Dennis and his colleague Gary Koch ’68 incorporated Quintiles in 1982, but Dennis – by then as a full professor and director of its Biometric Consulting Laboratory – continued to teach at Carolina for another six years before the demands of the growing business pulled him away.
Dennis and Joan met at Carolina – to be more exact, in the biostatistics department, where Joan worked on the administrative staff. Not long ago they celebrated their 30th wedding anniversary, and it’s clear to everyone who knows them that they’re crazy about each other.
“They both have a very long-standing, affectionate relationship to the School of Public Health,” says Dean Rimer. “They’re both really committed to North Carolina and they’ve been very generous supporters of their communities in both Wilmington and Chapel Hill. Both of them have amazing energy and enthusiasm.”
In their honor, this fall the school will be renamed the Dennis and Joan Gillings School of Global Public Health.
Its namesakes, Dean Rimer says, are “remarkable people who make the world and our state so much better for their presence.”

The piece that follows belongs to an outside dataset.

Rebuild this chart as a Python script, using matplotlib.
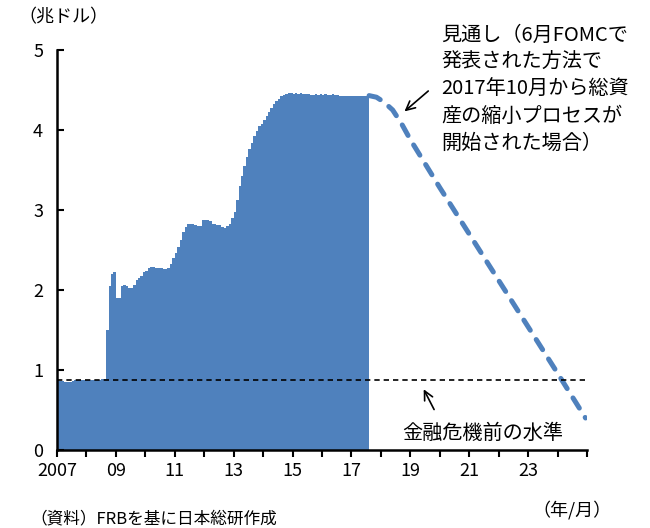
import numpy as np
import matplotlib.pyplot as plt

plt.rcParams['font.family'] = ['Noto Sans CJK JP', 'DejaVu Sans']

# FRB総資産（兆ドル、月次、2007年1月～2017年7月）
start_year = 2007
assets = [
    0.87, 0.86, 0.86, 0.85, 0.85, 0.85, 0.86, 0.87, 0.87, 0.87, 0.87, 0.88,  # 2007
    0.88, 0.88, 0.88, 0.88, 0.88, 0.88, 0.89, 0.89, 1.50, 2.05, 2.20, 2.22,  # 2008
    1.90, 1.90, 2.05, 2.06, 2.05, 2.02, 2.03, 2.06, 2.12, 2.15, 2.17, 2.22,  # 2009
    2.24, 2.27, 2.29, 2.29, 2.28, 2.27, 2.27, 2.26, 2.26, 2.27, 2.33, 2.40,  # 2010
    2.46, 2.54, 2.62, 2.72, 2.79, 2.82, 2.82, 2.82, 2.81, 2.80, 2.80, 2.87,  # 2011
    2.88, 2.88, 2.86, 2.82, 2.82, 2.81, 2.81, 2.79, 2.77, 2.80, 2.83, 2.90,  # 2012
    2.98, 3.12, 3.30, 3.42, 3.55, 3.66, 3.76, 3.84, 3.92, 3.99, 4.05, 4.08,  # 2013
    4.12, 4.18, 4.23, 4.28, 4.32, 4.36, 4.39, 4.42, 4.44, 4.45, 4.46, 4.46,  # 2014
    4.45, 4.46, 4.45, 4.46, 4.45, 4.45, 4.45, 4.44, 4.44, 4.45, 4.44, 4.45,  # 2015
    4.44, 4.45, 4.44, 4.44, 4.45, 4.44, 4.44, 4.43, 4.43, 4.43, 4.43, 4.43,  # 2016
    4.42, 4.43, 4.42, 4.42, 4.42, 4.42, 4.43,                                # 2017
]

# 見通し
proj_x = [2017.6, 2017.85, 2018.1, 2018.4, 2018.7, 2019.0, 2019.5, 2020.0,
          2021.0, 2022.0, 2023.0, 2024.0, 2024.95]
proj_y = [4.43, 4.41, 4.35, 4.25, 4.08, 3.88, 3.58, 3.28,
          2.70, 2.12, 1.54, 0.96, 0.40]

pre_crisis = 0.87

tick_years = list(range(2007, 2026))
tick_labels = ["2007" if y == 2007 else ("%02d" % (y % 100) if (y - 2007) % 2 == 0 and y < 2025 else "")
               for y in tick_years]

blue = "#4F81BD"

fig = plt.figure(figsize=(6.5, 5.28), dpi=100)
ax = fig.add_axes([57/650, 1 - 450/528, 530/650, 400/528])

# 月次の棒を一つの階段状の面で描く
x = start_year + np.arange(len(assets) + 1) / 12
y = np.append(assets, assets[-1])
ax.fill_between(x, 0, y, step='post', color=blue, linewidth=0)

ax.plot(proj_x, proj_y, color=blue, lw=3.6, dashes=(2.4, 2.2), dash_capstyle='round')
ax.plot([2007, 2025], [pre_crisis, pre_crisis], color='black', lw=1.2, dashes=(3.2, 2.4))

ax.set_xlim(2007, 2025)
ax.set_ylim(0, 5)
ax.set_yticks([0, 1, 2, 3, 4, 5])
ax.set_xticks(tick_years)
ax.set_xticklabels(tick_labels)

for s in ['top', 'right']:
    ax.spines[s].set_visible(False)
for s in ['left', 'bottom']:
    ax.spines[s].set_linewidth(1.8)
ax.tick_params(axis='y', direction='in', length=5, width=1.5, labelsize=13, pad=10)
ax.tick_params(axis='x', direction='out', length=5, width=1.5, labelsize=13, pad=4)

# 注記
ax.annotate("", xy=(2018.73, 4.21), xytext=(2019.68, 4.51),
            arrowprops=dict(arrowstyle='->', color='black', lw=1.2, mutation_scale=16),
            annotation_clip=False)
ax.annotate("", xy=(2019.41, 0.79), xytext=(2019.85, 0.475),
            arrowprops=dict(arrowstyle='->', color='black', lw=1.2, mutation_scale=16),
            annotation_clip=False)

note_lines = ["見通し（6月FOMCで", "発表された方法で", "2017年10月から総資",
              "産の縮小プロセスが", "開始された場合）"]
for i, line in enumerate(note_lines):
    fig.text(441/650, 1 - (35 + 27 * i)/528, line, fontsize=14.5, va='center', ha='left')

fig.text(483/650, 1 - 433/528, "金融危機前の水準", fontsize=14.5, va='center', ha='center')
fig.text(18/650, 1 - 17/528, "（兆ドル）", fontsize=13, va='center', ha='left')
fig.text(612/650, 1 - 510/528, "（年/月）", fontsize=13, va='center', ha='right')
fig.text(30/650, 1 - 519/528, "（資料）FRBを基に日本総研作成", fontsize=12, va='center', ha='left')

plt.savefig("out.png", dpi=100)
plt.close()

The GAA’s Distinguished Service Medal has been awarded since 1978 to alumni and others who have provided outstanding service to the GAA and/or to the University. The award is presented at the annual Alumni Luncheon on the weekend of reunions and Commencement in May. This year’s recipients are Chancellor James Moeser, who is stepping down June 30 after eight years leading the University; Roger Perry ’71, chair of the Board of Trustees; Rusty Carter ’71, secretary of the Board of Trustees; and Dennis and Joan Gillings, who in 2007 donated $50 million to the School of Public Health in addition to their previous service.